Philip Glass:

 

                Philip Glass, considered one of the great composers of minimalist music, was born in Baltimore on January 31, 1937.  The son of a record store owner, he learned classical music though records his father would bring home after they had failed to sell.  Glass took up the violin at age six, and by age eight was playing flute at the Peabody Conservatory.  After studying at the University of Chicago and at Julliard, he went to Paris to study with a famous music theory teacher named Nadia Boulanger.

                While working with Indian sitar-player Ravi Shankar in the 1960s, he came to the realization that while Western music divides time into quarters, eighths, etc, in Eastern music rhythm is added.  A rhythm will repeat itself many times, and then parts of that rhythm are added on to the original to create an entirely new sound.  This method of composing, known as the additive process, became the catalyst for Glass' movement into minimalism, which is music that creates excitement and interest through repetitive lines that shift in subtle ways.  Glass was fascinated by the additive process and began applying it to his compositions.  The piece that best exemplifies his writing in this period is a composition entitled 1+1.  The piece consists of two rhythms that are tapped on a table: two sixteenth notes and an eighth note making up the first, and a single eighth note making up the second.  The performer repeats these rhythms, then starts adding on parts of those rhythms to the whole line for as long as he/she likes. 

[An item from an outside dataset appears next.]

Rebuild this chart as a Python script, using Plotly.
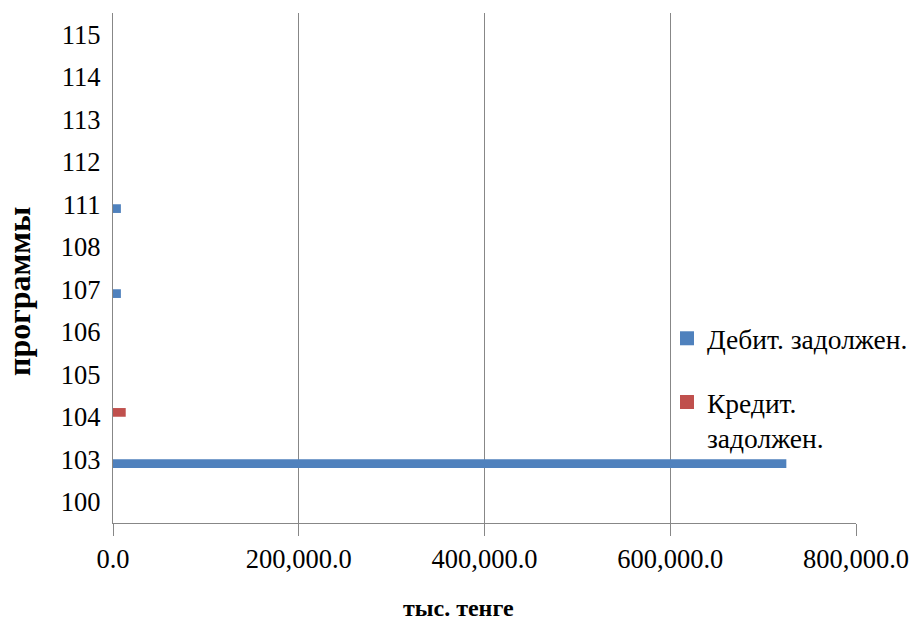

            In the spring of 1974, Philip Glass and theater director Bob Wilson planned a work using  Albert Einstein as its subject.    This work became the 1976 opera Einstein on the Beach, which resembled no previous opera.  It had no plot and few lyrics.   Most of the lyrics that did exist were written by an autistic child named Christopher Knowles.  All the actors would wear clothes similar to Einstein’s, every prop would connect with him in some way, and a violinist in full Einstein costume and make-up would perform on-stage to reflect Einstein’s amateur violin playing (Glass, 34).  They also came up with the visual themes of the opera:  a Train, a Trial, and a Field/Spaceship.  Despite these and other radical changes, the opera was a huge success and remains one of Glass's best-known works.